» **MATERIAL FOR THIS EXERCISE**

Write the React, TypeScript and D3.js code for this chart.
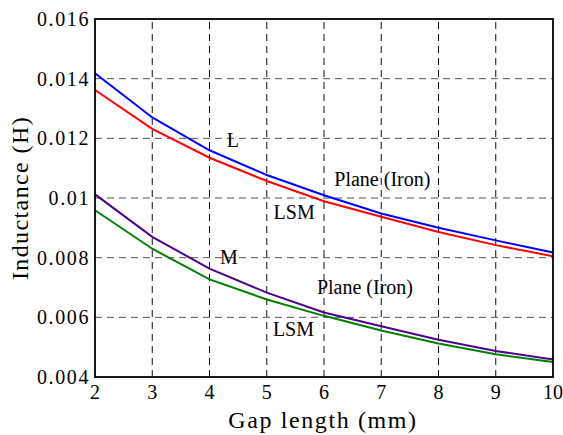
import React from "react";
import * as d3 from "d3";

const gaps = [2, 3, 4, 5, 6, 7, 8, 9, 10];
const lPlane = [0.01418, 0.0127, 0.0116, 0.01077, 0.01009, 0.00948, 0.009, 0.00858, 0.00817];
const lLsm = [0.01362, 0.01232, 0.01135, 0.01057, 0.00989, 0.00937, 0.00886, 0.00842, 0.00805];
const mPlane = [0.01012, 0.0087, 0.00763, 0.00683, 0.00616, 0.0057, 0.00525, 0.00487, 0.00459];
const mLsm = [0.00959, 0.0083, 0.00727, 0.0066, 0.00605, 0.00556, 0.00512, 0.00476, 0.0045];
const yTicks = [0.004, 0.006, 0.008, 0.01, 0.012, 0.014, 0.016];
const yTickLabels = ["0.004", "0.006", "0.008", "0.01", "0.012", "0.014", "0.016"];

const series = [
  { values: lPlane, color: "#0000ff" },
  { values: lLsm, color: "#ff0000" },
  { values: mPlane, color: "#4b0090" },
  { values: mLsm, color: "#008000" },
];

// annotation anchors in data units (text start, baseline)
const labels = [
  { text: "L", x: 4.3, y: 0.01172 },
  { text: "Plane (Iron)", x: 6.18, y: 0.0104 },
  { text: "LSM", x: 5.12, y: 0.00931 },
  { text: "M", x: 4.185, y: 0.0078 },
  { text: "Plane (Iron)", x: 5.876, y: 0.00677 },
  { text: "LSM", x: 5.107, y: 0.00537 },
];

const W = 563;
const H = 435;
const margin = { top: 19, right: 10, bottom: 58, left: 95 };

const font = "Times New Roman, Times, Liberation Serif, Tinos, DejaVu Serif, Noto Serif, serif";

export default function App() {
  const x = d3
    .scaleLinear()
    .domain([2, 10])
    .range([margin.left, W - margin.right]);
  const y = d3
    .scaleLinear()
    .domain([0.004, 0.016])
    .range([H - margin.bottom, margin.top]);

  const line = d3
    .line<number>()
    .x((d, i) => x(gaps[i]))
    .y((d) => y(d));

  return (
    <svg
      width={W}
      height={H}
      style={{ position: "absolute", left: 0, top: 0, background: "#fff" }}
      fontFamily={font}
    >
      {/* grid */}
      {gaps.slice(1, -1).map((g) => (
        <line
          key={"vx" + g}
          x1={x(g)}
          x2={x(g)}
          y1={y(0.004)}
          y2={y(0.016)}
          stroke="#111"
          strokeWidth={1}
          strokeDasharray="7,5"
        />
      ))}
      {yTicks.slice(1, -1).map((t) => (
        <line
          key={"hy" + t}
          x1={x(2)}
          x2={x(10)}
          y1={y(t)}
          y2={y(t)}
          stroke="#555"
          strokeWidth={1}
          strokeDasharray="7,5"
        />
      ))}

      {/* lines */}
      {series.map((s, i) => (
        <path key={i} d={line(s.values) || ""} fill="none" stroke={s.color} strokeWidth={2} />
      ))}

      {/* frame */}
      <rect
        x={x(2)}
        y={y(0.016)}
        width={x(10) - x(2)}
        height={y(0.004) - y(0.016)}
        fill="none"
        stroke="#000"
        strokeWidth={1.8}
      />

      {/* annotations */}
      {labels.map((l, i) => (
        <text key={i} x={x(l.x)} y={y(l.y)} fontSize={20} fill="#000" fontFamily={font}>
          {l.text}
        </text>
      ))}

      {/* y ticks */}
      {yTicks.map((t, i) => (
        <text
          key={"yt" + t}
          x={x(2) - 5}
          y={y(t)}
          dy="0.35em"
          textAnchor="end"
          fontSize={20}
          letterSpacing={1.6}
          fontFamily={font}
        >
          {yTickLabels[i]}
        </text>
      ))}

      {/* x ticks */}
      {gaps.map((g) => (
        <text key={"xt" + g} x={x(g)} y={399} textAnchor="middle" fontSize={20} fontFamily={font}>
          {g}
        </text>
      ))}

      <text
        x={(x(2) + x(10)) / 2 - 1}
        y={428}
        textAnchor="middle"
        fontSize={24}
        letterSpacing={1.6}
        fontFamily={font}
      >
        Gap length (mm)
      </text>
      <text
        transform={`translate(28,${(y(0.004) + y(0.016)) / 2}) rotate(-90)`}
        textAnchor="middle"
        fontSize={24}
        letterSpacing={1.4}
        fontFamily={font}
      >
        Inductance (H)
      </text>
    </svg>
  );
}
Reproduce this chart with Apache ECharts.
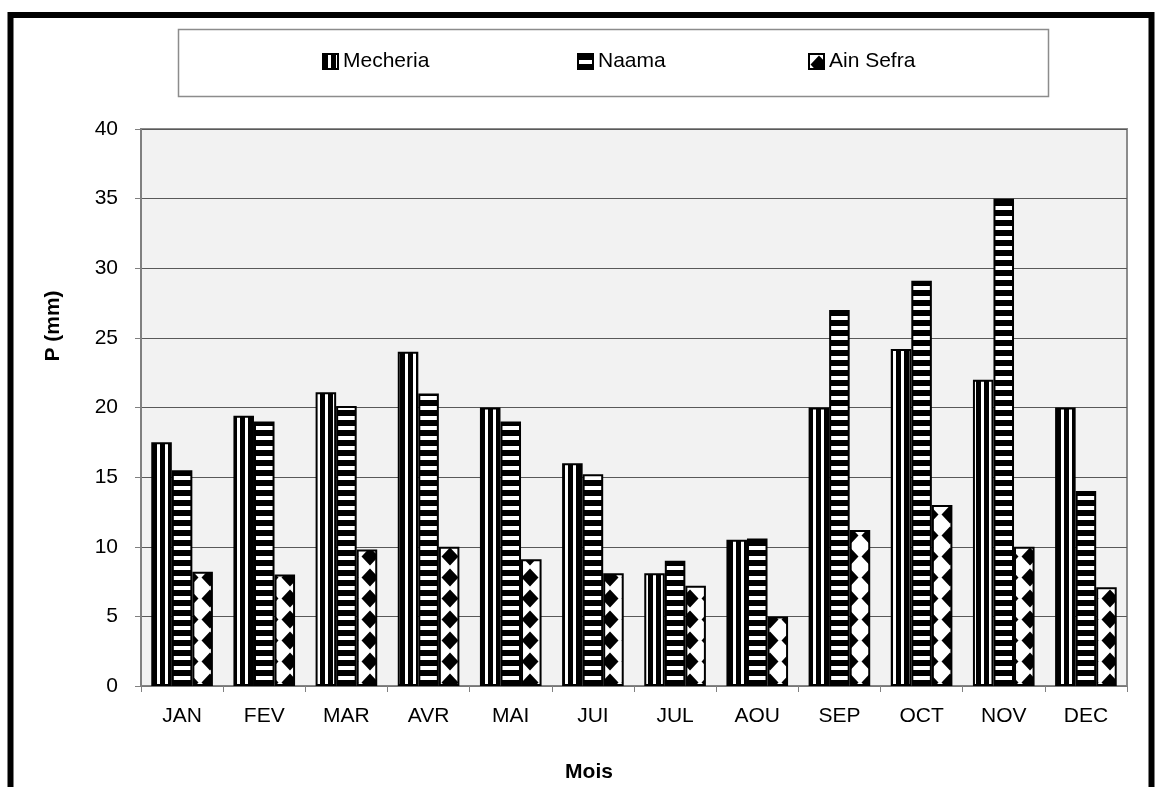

» **WHAT YOU SHOULD DO**
Write the listing out a second time exactly, dropping all images.

» **SOLUTION**
Write the React, TypeScript and D3.js code for this chart.
import React from "react";
import * as d3 from "d3";

const gaps = [2, 3, 4, 5, 6, 7, 8, 9, 10];
const lPlane = [0.01418, 0.0127, 0.0116, 0.01077, 0.01009, 0.00948, 0.009, 0.00858, 0.00817];
const lLsm = [0.01362, 0.01232, 0.01135, 0.01057, 0.00989, 0.00937, 0.00886, 0.00842, 0.00805];
const mPlane = [0.01012, 0.0087, 0.00763, 0.00683, 0.00616, 0.0057, 0.00525, 0.00487, 0.00459];
const mLsm = [0.00959, 0.0083, 0.00727, 0.0066, 0.00605, 0.00556, 0.00512, 0.00476, 0.0045];
const yTicks = [0.004, 0.006, 0.008, 0.01, 0.012, 0.014, 0.016];
const yTickLabels = ["0.004", "0.006", "0.008", "0.01", "0.012", "0.014", "0.016"];

const series = [
  { values: lPlane, color: "#0000ff" },
  { values: lLsm, color: "#ff0000" },
  { values: mPlane, color: "#4b0090" },
  { values: mLsm, color: "#008000" },
];

// annotation anchors in data units (text start, baseline)
const labels = [
  { text: "L", x: 4.3, y: 0.01172 },
  { text: "Plane (Iron)", x: 6.18, y: 0.0104 },
  { text: "LSM", x: 5.12, y: 0.00931 },
  { text: "M", x: 4.185, y: 0.0078 },
  { text: "Plane (Iron)", x: 5.876, y: 0.00677 },
  { text: "LSM", x: 5.107, y: 0.00537 },
];

const W = 563;
const H = 435;
const margin = { top: 19, right: 10, bottom: 58, left: 95 };

const font = "Times New Roman, Times, Liberation Serif, Tinos, DejaVu Serif, Noto Serif, serif";

export default function App() {
  const x = d3
    .scaleLinear()
    .domain([2, 10])
    .range([margin.left, W - margin.right]);
  const y = d3
    .scaleLinear()
    .domain([0.004, 0.016])
    .range([H - margin.bottom, margin.top]);

  const line = d3
    .line<number>()
    .x((d, i) => x(gaps[i]))
    .y((d) => y(d));

  return (
    <svg
      width={W}
      height={H}
      style={{ position: "absolute", left: 0, top: 0, background: "#fff" }}
      fontFamily={font}
    >
      {/* grid */}
      {gaps.slice(1, -1).map((g) => (
        <line
          key={"vx" + g}
          x1={x(g)}
          x2={x(g)}
          y1={y(0.004)}
          y2={y(0.016)}
          stroke="#111"
          strokeWidth={1}
          strokeDasharray="7,5"
        />
      ))}
      {yTicks.slice(1, -1).map((t) => (
        <line
          key={"hy" + t}
          x1={x(2)}
          x2={x(10)}
          y1={y(t)}
          y2={y(t)}
          stroke="#555"
          strokeWidth={1}
          strokeDasharray="7,5"
        />
      ))}

      {/* lines */}
      {series.map((s, i) => (
        <path key={i} d={line(s.values) || ""} fill="none" stroke={s.color} strokeWidth={2} />
      ))}

      {/* frame */}
      <rect
        x={x(2)}
        y={y(0.016)}
        width={x(10) - x(2)}
        height={y(0.004) - y(0.016)}
        fill="none"
        stroke="#000"
        strokeWidth={1.8}
      />

      {/* annotations */}
      {labels.map((l, i) => (
        <text key={i} x={x(l.x)} y={y(l.y)} fontSize={20} fill="#000" fontFamily={font}>
          {l.text}
        </text>
      ))}

      {/* y ticks */}
      {yTicks.map((t, i) => (
        <text
          key={"yt" + t}
          x={x(2) - 5}
          y={y(t)}
          dy="0.35em"
          textAnchor="end"
          fontSize={20}
          letterSpacing={1.6}
          fontFamily={font}
        >
          {yTickLabels[i]}
        </text>
      ))}

      {/* x ticks */}
      {gaps.map((g) => (
        <text key={"xt" + g} x={x(g)} y={399} textAnchor="middle" fontSize={20} fontFamily={font}>
          {g}
        </text>
      ))}

      <text
        x={(x(2) + x(10)) / 2 - 1}
        y={428}
        textAnchor="middle"
        fontSize={24}
        letterSpacing={1.6}
        fontFamily={font}
      >
        Gap length (mm)
      </text>
      <text
        transform={`translate(28,${(y(0.004) + y(0.016)) / 2}) rotate(-90)`}
        textAnchor="middle"
        fontSize={24}
        letterSpacing={1.4}
        fontFamily={font}
      >
        Inductance (H)
      </text>
    </svg>
  );
}
Reproduce this chart with Apache ECharts.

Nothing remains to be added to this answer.